» **What you need to do**
Using the records that follow, reproduce exactly the lines starting at the line containing "Recreate this image" and ending at the line containing "const dayStart = 24;". Include both end lines and no pictures.

==============================

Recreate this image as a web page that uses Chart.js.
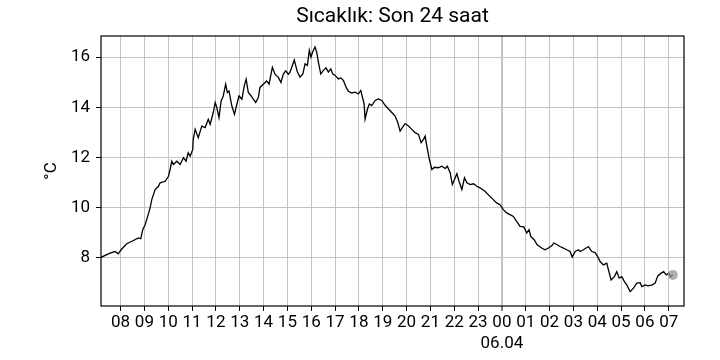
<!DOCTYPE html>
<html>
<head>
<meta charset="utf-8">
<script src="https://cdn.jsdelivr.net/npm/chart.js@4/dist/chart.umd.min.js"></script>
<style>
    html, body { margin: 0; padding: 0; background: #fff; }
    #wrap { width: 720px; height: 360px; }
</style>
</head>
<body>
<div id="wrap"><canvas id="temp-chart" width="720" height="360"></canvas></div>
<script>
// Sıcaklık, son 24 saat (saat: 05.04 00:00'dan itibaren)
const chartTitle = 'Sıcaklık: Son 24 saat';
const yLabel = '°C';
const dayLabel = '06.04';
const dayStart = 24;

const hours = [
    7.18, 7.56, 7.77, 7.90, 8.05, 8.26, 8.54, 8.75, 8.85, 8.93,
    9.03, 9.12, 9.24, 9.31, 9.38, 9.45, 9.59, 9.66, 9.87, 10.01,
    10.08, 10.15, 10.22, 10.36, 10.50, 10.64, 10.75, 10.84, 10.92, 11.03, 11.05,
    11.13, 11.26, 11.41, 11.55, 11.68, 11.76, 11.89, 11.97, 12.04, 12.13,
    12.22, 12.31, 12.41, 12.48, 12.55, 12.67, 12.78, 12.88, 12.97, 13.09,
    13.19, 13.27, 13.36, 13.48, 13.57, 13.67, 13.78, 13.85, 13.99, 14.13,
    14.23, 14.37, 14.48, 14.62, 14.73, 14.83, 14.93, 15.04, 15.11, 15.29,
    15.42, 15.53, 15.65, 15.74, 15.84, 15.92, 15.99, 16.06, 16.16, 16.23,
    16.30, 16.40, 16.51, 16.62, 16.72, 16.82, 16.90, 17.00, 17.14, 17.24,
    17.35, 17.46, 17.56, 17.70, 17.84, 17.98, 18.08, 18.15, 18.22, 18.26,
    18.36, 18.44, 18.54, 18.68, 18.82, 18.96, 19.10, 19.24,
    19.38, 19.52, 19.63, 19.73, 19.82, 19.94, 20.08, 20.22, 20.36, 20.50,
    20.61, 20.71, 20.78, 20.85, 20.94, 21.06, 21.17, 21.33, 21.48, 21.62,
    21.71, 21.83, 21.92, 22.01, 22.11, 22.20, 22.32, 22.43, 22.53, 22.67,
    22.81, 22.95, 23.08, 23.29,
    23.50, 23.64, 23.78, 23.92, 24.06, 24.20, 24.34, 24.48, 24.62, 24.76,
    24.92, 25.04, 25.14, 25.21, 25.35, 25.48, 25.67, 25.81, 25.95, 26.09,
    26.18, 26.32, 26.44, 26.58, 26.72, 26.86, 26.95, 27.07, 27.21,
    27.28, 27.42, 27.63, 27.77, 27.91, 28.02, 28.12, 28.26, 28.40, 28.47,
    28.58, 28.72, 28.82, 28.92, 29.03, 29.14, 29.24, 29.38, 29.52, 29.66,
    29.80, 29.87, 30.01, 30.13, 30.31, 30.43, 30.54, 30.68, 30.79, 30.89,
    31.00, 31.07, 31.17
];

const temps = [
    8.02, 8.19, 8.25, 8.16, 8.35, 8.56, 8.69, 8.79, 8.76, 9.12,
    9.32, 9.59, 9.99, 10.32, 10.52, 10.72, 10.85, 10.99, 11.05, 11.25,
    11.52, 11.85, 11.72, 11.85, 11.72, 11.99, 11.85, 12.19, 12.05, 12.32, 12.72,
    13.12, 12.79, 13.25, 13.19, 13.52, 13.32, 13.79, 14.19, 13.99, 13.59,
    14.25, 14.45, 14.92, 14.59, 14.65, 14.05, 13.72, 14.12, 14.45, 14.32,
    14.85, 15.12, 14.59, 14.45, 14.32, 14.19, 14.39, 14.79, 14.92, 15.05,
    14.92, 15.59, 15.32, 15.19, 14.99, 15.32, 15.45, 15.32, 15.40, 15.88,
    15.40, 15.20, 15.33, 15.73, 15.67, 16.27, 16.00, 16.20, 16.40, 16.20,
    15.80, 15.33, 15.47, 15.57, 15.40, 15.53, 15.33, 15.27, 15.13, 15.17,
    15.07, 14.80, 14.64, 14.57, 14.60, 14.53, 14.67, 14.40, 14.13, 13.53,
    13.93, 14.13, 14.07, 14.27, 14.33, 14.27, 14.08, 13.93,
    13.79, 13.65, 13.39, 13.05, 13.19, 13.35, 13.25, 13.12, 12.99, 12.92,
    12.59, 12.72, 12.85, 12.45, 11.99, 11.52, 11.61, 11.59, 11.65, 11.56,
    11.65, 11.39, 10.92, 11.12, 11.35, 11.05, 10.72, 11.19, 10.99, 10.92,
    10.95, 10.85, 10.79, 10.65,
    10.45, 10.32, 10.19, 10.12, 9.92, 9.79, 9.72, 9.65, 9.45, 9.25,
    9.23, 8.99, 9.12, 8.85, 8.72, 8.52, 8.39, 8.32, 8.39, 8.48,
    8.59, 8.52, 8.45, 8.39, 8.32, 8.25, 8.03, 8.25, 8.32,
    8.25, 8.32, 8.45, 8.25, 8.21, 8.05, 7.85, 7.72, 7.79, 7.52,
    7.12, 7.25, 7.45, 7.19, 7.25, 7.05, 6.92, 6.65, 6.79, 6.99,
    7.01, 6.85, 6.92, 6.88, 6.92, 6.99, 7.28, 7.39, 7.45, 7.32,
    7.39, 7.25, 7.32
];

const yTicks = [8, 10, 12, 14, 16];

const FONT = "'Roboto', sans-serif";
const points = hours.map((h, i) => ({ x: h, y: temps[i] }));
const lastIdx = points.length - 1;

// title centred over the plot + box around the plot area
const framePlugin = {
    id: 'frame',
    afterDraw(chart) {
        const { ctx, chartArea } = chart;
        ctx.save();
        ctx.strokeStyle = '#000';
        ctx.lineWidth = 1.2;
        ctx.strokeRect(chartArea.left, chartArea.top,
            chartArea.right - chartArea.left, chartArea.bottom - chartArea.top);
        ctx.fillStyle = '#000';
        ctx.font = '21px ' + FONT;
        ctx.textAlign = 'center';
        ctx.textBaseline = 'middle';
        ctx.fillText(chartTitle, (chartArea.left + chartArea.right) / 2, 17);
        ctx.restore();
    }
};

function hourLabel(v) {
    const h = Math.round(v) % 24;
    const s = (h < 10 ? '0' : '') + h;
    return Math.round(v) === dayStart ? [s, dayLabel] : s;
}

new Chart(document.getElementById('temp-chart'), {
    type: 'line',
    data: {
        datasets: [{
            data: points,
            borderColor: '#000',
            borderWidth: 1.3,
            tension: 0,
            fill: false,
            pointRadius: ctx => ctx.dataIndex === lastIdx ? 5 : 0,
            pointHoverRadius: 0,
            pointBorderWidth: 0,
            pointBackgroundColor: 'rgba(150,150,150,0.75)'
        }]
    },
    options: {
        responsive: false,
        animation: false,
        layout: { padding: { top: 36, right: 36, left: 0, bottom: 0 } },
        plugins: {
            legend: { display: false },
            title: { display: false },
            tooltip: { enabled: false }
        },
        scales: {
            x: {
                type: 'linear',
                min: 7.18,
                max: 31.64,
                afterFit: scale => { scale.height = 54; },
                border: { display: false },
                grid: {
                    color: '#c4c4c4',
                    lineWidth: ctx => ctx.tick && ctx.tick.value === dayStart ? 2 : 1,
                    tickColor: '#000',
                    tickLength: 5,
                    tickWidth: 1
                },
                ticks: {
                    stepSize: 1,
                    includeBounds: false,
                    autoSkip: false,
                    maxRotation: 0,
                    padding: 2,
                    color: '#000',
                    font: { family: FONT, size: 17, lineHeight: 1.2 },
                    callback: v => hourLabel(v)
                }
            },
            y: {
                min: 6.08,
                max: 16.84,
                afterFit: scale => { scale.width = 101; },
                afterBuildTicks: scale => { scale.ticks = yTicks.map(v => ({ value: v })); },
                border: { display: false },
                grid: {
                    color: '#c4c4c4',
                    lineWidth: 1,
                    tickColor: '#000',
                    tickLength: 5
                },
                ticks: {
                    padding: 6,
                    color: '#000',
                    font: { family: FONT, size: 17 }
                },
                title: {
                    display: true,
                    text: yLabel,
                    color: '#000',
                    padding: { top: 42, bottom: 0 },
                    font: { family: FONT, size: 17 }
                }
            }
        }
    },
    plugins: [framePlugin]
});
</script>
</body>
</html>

==============================

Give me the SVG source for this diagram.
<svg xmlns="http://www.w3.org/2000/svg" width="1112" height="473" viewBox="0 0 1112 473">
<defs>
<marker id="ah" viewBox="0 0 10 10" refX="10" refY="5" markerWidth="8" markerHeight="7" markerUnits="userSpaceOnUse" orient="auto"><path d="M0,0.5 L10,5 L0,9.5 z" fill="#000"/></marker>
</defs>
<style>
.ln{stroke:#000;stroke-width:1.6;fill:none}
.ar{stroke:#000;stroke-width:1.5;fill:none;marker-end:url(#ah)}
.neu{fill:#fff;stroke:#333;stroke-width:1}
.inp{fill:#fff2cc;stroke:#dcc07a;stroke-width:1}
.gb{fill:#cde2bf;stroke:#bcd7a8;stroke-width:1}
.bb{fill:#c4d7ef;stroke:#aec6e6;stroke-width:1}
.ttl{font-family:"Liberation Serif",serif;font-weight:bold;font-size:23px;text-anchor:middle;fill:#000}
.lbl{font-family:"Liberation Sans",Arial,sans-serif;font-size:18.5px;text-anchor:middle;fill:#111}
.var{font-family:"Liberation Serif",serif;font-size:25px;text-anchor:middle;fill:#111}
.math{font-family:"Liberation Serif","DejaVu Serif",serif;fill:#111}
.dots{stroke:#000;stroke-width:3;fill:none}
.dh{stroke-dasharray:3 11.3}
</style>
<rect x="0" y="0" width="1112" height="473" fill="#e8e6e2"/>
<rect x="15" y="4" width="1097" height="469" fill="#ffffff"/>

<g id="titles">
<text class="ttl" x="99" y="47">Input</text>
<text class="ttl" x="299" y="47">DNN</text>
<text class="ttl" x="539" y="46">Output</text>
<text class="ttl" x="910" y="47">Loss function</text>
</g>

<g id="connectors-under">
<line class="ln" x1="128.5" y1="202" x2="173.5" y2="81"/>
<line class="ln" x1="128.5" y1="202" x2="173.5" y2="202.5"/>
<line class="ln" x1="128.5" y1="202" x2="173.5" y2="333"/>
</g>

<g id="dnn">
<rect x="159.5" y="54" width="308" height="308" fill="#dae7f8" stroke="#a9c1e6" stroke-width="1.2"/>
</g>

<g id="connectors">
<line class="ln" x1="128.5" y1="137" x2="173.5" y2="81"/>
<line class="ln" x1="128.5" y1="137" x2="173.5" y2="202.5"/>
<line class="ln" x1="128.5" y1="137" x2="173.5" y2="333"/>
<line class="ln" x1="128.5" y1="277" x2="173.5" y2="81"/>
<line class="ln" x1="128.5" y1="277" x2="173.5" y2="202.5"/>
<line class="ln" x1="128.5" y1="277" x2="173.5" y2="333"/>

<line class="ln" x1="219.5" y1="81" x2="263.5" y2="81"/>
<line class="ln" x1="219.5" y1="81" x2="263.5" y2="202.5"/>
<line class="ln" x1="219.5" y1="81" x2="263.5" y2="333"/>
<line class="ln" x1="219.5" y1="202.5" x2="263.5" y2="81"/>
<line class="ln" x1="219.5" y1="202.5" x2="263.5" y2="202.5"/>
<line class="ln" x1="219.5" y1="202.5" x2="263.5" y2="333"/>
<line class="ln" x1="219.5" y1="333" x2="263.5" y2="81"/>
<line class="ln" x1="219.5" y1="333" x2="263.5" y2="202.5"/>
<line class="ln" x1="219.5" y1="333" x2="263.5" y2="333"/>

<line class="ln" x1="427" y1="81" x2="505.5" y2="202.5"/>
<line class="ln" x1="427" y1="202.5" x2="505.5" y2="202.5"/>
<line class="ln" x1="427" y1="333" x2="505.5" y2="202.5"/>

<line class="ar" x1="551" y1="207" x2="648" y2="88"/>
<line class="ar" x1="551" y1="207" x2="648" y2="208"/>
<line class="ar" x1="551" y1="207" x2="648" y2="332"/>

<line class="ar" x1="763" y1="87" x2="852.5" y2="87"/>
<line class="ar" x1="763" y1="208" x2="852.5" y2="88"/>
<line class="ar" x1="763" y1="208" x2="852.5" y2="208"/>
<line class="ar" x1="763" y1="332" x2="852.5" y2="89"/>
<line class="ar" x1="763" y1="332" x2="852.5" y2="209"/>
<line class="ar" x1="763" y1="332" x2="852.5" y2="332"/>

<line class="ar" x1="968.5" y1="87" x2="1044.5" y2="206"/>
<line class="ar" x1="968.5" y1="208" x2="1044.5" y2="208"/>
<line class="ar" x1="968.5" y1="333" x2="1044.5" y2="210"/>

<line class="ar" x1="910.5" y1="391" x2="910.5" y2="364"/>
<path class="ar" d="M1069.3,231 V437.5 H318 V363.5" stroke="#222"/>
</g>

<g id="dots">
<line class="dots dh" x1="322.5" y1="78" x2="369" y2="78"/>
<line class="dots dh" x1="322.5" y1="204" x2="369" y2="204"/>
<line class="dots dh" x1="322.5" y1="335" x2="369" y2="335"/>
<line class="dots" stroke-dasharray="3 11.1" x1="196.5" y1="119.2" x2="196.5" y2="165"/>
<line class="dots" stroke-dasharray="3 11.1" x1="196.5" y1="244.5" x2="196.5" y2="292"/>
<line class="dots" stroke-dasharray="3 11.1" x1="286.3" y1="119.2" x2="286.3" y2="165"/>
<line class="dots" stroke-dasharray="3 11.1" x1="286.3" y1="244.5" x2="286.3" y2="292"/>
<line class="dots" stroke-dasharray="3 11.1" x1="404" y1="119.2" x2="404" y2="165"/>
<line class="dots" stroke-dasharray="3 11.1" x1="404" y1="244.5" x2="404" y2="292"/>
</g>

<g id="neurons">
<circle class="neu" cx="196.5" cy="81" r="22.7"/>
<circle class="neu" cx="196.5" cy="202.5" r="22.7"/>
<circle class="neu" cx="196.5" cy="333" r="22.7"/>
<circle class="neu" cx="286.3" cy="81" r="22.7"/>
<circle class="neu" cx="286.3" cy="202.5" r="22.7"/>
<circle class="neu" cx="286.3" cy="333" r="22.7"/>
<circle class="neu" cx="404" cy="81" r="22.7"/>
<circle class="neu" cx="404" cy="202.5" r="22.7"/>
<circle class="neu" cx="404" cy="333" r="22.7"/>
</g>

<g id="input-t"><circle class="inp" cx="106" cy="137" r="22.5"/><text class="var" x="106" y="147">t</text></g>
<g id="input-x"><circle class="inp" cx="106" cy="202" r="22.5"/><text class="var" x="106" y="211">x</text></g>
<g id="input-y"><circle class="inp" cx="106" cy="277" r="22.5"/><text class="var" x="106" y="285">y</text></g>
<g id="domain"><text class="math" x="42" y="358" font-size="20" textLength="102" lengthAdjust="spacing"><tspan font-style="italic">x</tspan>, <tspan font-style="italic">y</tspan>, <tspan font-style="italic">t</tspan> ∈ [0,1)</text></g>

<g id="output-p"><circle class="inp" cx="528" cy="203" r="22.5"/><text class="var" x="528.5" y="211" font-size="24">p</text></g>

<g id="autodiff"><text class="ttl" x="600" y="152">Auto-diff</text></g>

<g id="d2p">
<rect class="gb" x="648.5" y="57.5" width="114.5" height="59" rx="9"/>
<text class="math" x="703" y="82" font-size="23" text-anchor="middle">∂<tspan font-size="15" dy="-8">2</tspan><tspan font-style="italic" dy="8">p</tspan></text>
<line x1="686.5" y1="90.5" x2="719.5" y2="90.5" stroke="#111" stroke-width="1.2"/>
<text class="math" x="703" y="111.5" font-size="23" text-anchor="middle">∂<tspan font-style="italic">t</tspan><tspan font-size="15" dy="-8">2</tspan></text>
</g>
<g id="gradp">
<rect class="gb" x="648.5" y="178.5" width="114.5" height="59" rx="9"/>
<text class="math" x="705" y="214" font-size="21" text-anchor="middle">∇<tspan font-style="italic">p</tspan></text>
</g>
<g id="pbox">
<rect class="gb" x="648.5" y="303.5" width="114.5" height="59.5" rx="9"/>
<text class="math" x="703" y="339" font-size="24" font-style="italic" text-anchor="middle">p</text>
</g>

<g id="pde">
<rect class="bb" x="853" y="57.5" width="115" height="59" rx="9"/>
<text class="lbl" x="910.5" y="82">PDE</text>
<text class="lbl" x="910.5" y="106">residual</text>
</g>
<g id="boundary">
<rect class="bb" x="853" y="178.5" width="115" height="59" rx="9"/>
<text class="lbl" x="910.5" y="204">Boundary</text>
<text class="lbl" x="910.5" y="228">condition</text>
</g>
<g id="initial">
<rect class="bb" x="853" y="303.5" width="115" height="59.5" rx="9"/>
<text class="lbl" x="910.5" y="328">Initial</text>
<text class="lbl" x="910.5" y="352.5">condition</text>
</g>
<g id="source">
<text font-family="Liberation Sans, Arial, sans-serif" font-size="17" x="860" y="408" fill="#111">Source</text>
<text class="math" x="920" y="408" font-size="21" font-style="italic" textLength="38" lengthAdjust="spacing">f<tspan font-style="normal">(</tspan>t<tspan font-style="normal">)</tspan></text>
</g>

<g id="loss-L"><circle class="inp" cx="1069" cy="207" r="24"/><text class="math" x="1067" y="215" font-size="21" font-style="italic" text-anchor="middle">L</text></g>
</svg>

==============================

» **Exercise solution**
Recreate this image as a web page that uses Chart.js.
<!DOCTYPE html>
<html>
<head>
<meta charset="utf-8">
<script src="https://cdn.jsdelivr.net/npm/chart.js@4/dist/chart.umd.min.js"></script>
<style>
    html, body { margin: 0; padding: 0; background: #fff; }
    #wrap { width: 720px; height: 360px; }
</style>
</head>
<body>
<div id="wrap"><canvas id="temp-chart" width="720" height="360"></canvas></div>
<script>
// Sıcaklık, son 24 saat (saat: 05.04 00:00'dan itibaren)
const chartTitle = 'Sıcaklık: Son 24 saat';
const yLabel = '°C';
const dayLabel = '06.04';
const dayStart = 24;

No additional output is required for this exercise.